How many today are like Peter! They are interested in the affairs of others, and anxious to know their duty, while they are in danger of neglecting their own. It is our work to look to Christ and follow Him. We shall see mistakes in the lives of others, and defects in their character. Humanity is encompassed with infirmity. But in Christ we shall find perfection. Beholding Him, we shall become transformed.
John lived to be very aged. He witnessed the destruction of Jerusalem, and the ruin of the stately temple,--a symbol of the final ruin of the world. To his latest days John closely followed his Lord. The burden of his testimony to the churches was, "Beloved, let us love one another;" "he that dwelleth in love, dwelleth in God, and God in him." 1 John 4:7, 16.
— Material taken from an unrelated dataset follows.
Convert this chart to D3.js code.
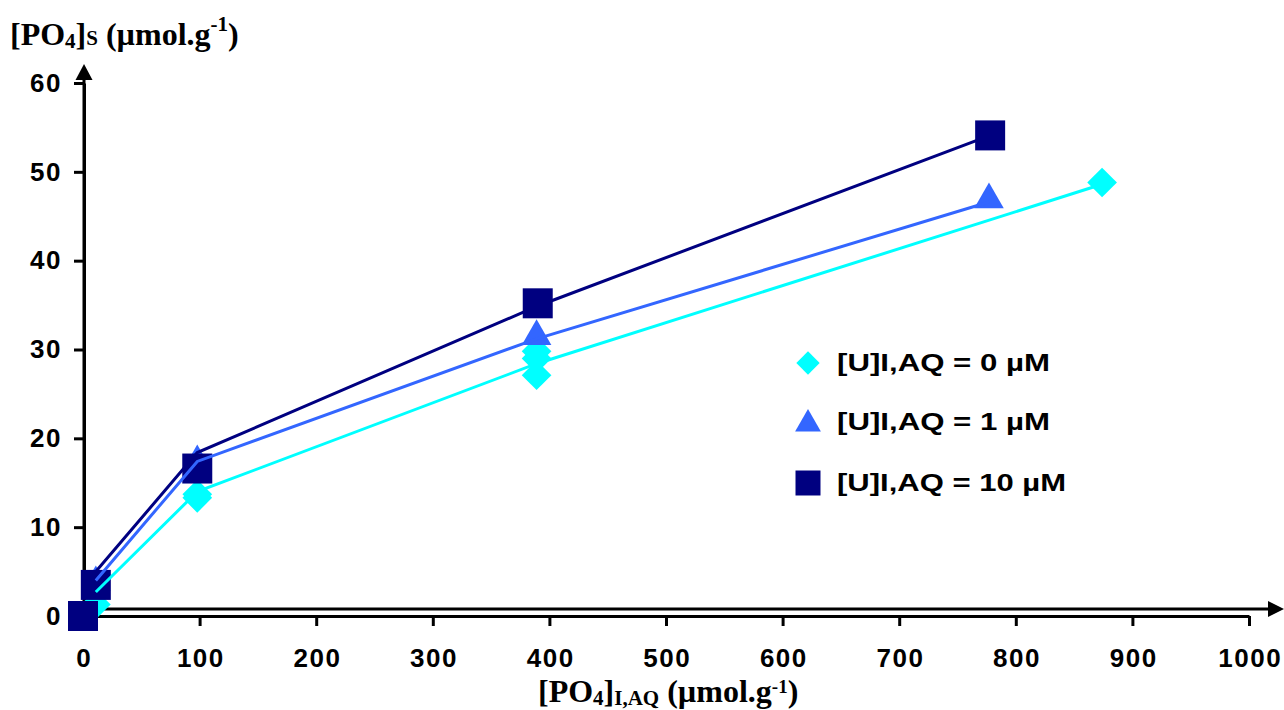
<!DOCTYPE html>
<html>
<head>
<meta charset="utf-8">
<script src="https://cdn.jsdelivr.net/npm/d3@7"></script>
<style>
  body { margin: 0; background: #fff; }
  svg { display: block; }
</style>
</head>
<body>
<div id="chart"></div>
<script>
var width = 1284
var height = 710

// tick values
var xTicks = [0, 100, 200, 300, 400, 500, 600, 700, 800, 900, 1000]
var yTicks = [0, 10, 20, 30, 40, 50, 60]

// measured points, one array pair per uranium concentration
var u0X = [0, 11, 98, 98, 389, 389, 389, 874]
var u0Y = [0, 1.3, 13.7, 13.3, 29.8, 29.0, 27.1, 48.8]
var u1X = [0, 11, 98, 389, 777]
var u1Y = [0, 4.0, 17.6, 31.7, 47.1]
var u10X = [0, 11, 98, 390, 778]
var u10Y = [0, 3.5, 16.6, 35.2, 54.1]

// model curves drawn through the points
var fit0X = [11, 98, 389, 874]
var fit0Y = [2.7, 14.0, 28.4, 48.6]
var fit1X = [11, 98, 389, 777]
var fit1Y = [4.0, 17.4, 31.2, 46.6]
var fit10X = [11, 98, 390, 778]
var fit10Y = [5.0, 18.4, 34.9, 54.1]

var seriesNames = ["[U]I,AQ = 0 µM", "[U]I,AQ = 1 µM", "[U]I,AQ = 10 µM"]
var colors = ["#00FFFF", "#3366FF", "#000080"]
var shapes = [d3.symbolSquare, d3.symbolTriangle, d3.symbolSquare]
var rotations = [45, 0, 0]

function zip(xs, ys) { return xs.map(function(v, i) { return [v, ys[i]] }) }

var series = [
  {pts: zip(u0X, u0Y), fit: zip(fit0X, fit0Y)},
  {pts: zip(u1X, u1Y), fit: zip(fit1X, fit1Y)},
  {pts: zip(u10X, u10Y), fit: zip(fit10X, fit10Y)}
]

var x = d3.scaleLinear().domain([0, 1000]).range([83, 1249])
var y = d3.scaleLinear().domain([0, 60]).range([616, 83])

var svg = d3.select("#chart")
  .append("svg")
  .attr("width", width)
  .attr("height", height)

var tickFont = "'Liberation Sans', Arial, sans-serif"

// x axis (the one carrying the ticks)
var gx = svg.append("g")
  .attr("transform", "translate(0," + y(0) + ")")
  .call(d3.axisBottom(x).tickValues(xTicks).tickFormat(d3.format("d"))
    .tickSize(10).tickSizeOuter(0).tickPadding(23))
gx.select(".domain").attr("stroke", "#000").attr("stroke-width", 3)
gx.selectAll(".tick line").attr("stroke", "#000").attr("stroke-width", 3)
gx.selectAll(".tick text")
  .attr("font-family", tickFont).attr("font-weight", "bold").attr("font-size", 26)
  .attr("letter-spacing", 1.5).attr("dx", 0.75).attr("fill", "#000")

// y axis
var gy = svg.append("g")
  .attr("transform", "translate(" + (x(0) + 1) + ",0)")
  .call(d3.axisLeft(y).tickValues(yTicks).tickSize(10).tickSizeOuter(0).tickPadding(12))
gy.select(".domain").attr("stroke", "#000").attr("stroke-width", 3)
gy.selectAll(".tick line").attr("stroke", "#000").attr("stroke-width", 3)
gy.selectAll(".tick text")
  .attr("font-family", tickFont).attr("font-weight", "bold").attr("font-size", 26)
  .attr("letter-spacing", 1.5).attr("fill", "#000")

// arrow lines sitting just inside the axes
var ax = x(0) + 1, ay = y(0) - 7
svg.append("line").attr("x1", ax).attr("y1", ay).attr("x2", 1270).attr("y2", ay)
  .attr("stroke", "#000").attr("stroke-width", 3)
svg.append("path").attr("d", "M1268," + (ay - 8) + "L1284," + ay + "L1268," + (ay + 8) + "Z").attr("fill", "#000")
svg.append("line").attr("x1", ax).attr("y1", ay + 1.5).attr("x2", ax).attr("y2", 78)
  .attr("stroke", "#000").attr("stroke-width", 3)
svg.append("path").attr("d", "M" + (ax - 8.5) + ",80L" + ax + ",64L" + (ax + 8.5) + ",80Z").attr("fill", "#000")

// markers first, fitted lines on top
var markerSizes = [21 * 21, 29 * 29 * 0.45, 30 * 30]
series.forEach(function(s, i) {
  svg.append("g").selectAll("path")
    .data(s.pts)
    .enter()
    .append("path")
    .attr("d", d3.symbol().type(shapes[i]).size(markerSizes[i]))
    .attr("transform", function(d) {
      var off = i == 1 ? 2 : 0
      return "translate(" + x(d[0]) + "," + (y(d[1]) + off) + ") rotate(" + rotations[i] + ")"
    })
    .attr("fill", colors[i])
})

var line = d3.line().x(function(d) { return x(d[0]) }).y(function(d) { return y(d[1]) })
series.forEach(function(s, i) {
  svg.append("path")
    .attr("d", line(s.fit))
    .attr("fill", "none")
    .attr("stroke", colors[i])
    .attr("stroke-width", 3)
})

// legend
var legendLengths = [213, 213, 229]
var leg = svg.append("g").attr("transform", "translate(808,0)")
var legRows = [363, 422, 483]
var legSizes = [16.5 * 16.5, 24 * 24 * 0.5, 25 * 25]
seriesNames.forEach(function(name, i) {
  leg.append("path")
    .attr("d", d3.symbol().type(shapes[i]).size(legSizes[i]))
    .attr("transform", "translate(0," + (legRows[i] + (i == 1 ? 2 : 0)) + ") rotate(" + rotations[i] + ")")
    .attr("fill", colors[i])
  leg.append("text")
    .attr("x", 29)
    .attr("y", legRows[i] + 8)
    .attr("font-family", tickFont).attr("font-weight", "bold").attr("font-size", 24)
    .attr("textLength", legendLengths[i])
    .attr("lengthAdjust", "spacingAndGlyphs")
    .text(name)
})

// axis titles
var serif = "'Liberation Serif', 'Times New Roman', serif"
var ty = svg.append("text")
  .attr("x", 10).attr("y", 45)
  .attr("font-family", serif).attr("font-weight", "bold").attr("font-size", 32)
ty.append("tspan").text("[PO")
ty.append("tspan").attr("font-size", 21).attr("dy", 3).text("4")
ty.append("tspan").attr("dy", -3).text("]")
ty.append("tspan").attr("font-size", 21).text("S")
ty.append("tspan").text(" (µmol.g")
ty.append("tspan").attr("font-size", 21).attr("dy", -14).text("-1")
ty.append("tspan").attr("dy", 14).text(")")

var tx = svg.append("text")
  .attr("x", 538).attr("y", 702)
  .attr("font-family", serif).attr("font-weight", "bold").attr("font-size", 32)
tx.append("tspan").text("[PO")
tx.append("tspan").attr("font-size", 21).attr("dy", 3).text("4")
tx.append("tspan").attr("dy", -3).text("]")
tx.append("tspan").attr("font-size", 21).attr("dy", 3).text("I,AQ")
tx.append("tspan").attr("dy", -3).text(" (µmol.g")
tx.append("tspan").attr("font-size", 19).attr("dy", -9).text("-1")
tx.append("tspan").attr("dy", 9).text(")")
</script>
</body>
</html>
Peter had been restored to his apostleship, but the honour and authority he received from Christ had not given him supremacy over his brethren. This Christ had made plain when in answer to Peter's question, "What shall this man do?" He had said, "What is that to thee? follow thou Me." Peter was not honoured as the head of the church. The favour which Christ had shown him in forgiving his apostasy, and entrusting him with the feeding of the flock, and Peter's own faithfulness in following Christ, won for him the confidence of his brethren. He had much influence in the church. But the lesson which Christ had taught him by the Sea of Galilee Peter carried with him throughout his life. Writing by the Holy Spirit to the churches, he said:
"The elders which are among you I exhort, who am also an elder, and a witness of the sufferings of Christ, and also a partaker of the glory that shall be revealed: Feed the flock of God which is among you, taking the oversight thereof, not by constraint, but willingly; not for filthy lucre, but of a ready mind; neither as being lords over God's heritage, but being ensamples to the flock. And when the Chief Shepherd shall appear, ye shall receive a crown of glory that fadeth not away." 1 Peter 5:1-4.